Use the Law and Psychology Together

Meanwhile, staying with the gold bug example, sentiment is very reliable here. When the gold “community” (one definition: a group of people having a particular characteristic in common) is in full frontal lecture mode and large speculators (per the CoT) are vigorously long, its hubris (and ego) is setting up to be its downfall. It works that way in bull or bear markets, with the difference being pullbacks within bull trends vs. renewed bear trends. When the bugs want to lynch their leaders and the CoT are aligned properly, bounces or rallies are indicated to be not far off.

As for using the law, as Saville wrote, you should never be a lawyer but it is your duty – and that of no one else – to be your own judge and jury after making sure your psych profile is in line and double and triple checked. These are the financial markets, complete with immoral [← that’s my bias and ego speaking!] policy makers overly managing what I consider to be the unmanageable [← again… ].

How do you keep your profile in line? How do you double check? First, you be honest with yourself about your strong suits and weak points. Second, you either do your own work or you seek out the work of reputable sources to factor in with your own opinions. Third, you never but never get lazy or automatic in your thought processes. This is work. For some of us it is a passion but for others it’s like being on a chain gang out off Highway 1, breaking rocks.

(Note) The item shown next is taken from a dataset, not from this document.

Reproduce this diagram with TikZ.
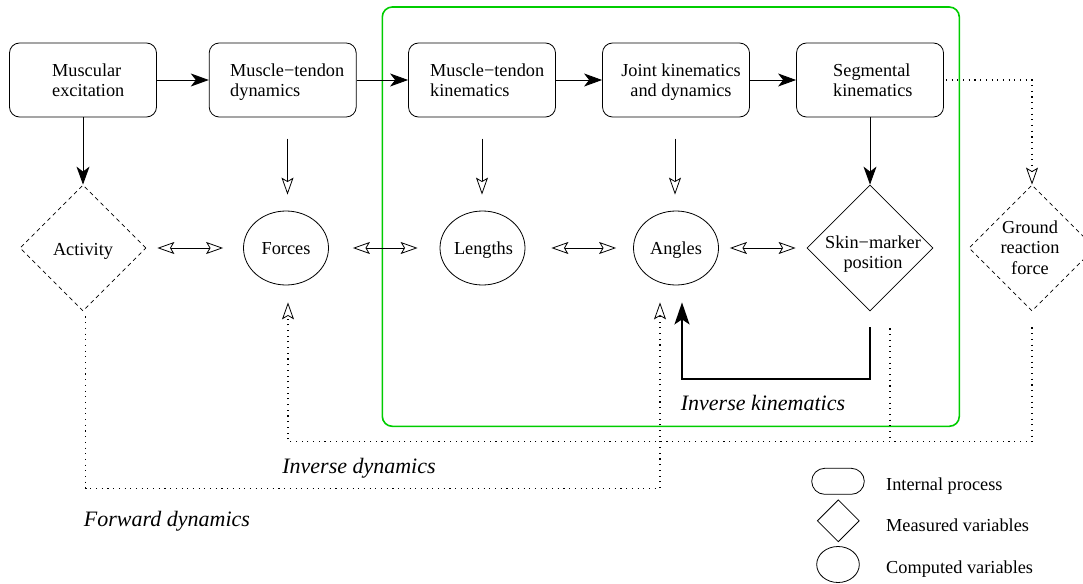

So let’s add that element to the theme as well…

  1. Be in control of, or at least understand your personal psychology…
  2. Try to understand the group psychology at work in markets…
  3. Apply these along with macro and technical data to render informed judgement…
  4. Be prepared to always be working, hopefully at a labor of love…
  5. Bringing it full circle back to psychology, be prepared to subordinate ego and admit when you are wrong (it’s okay, really).

Okay folks, I am not sure where this post came from. It was supposed to be more of a blurb. I’ve got a report to write. Have a nice weekend.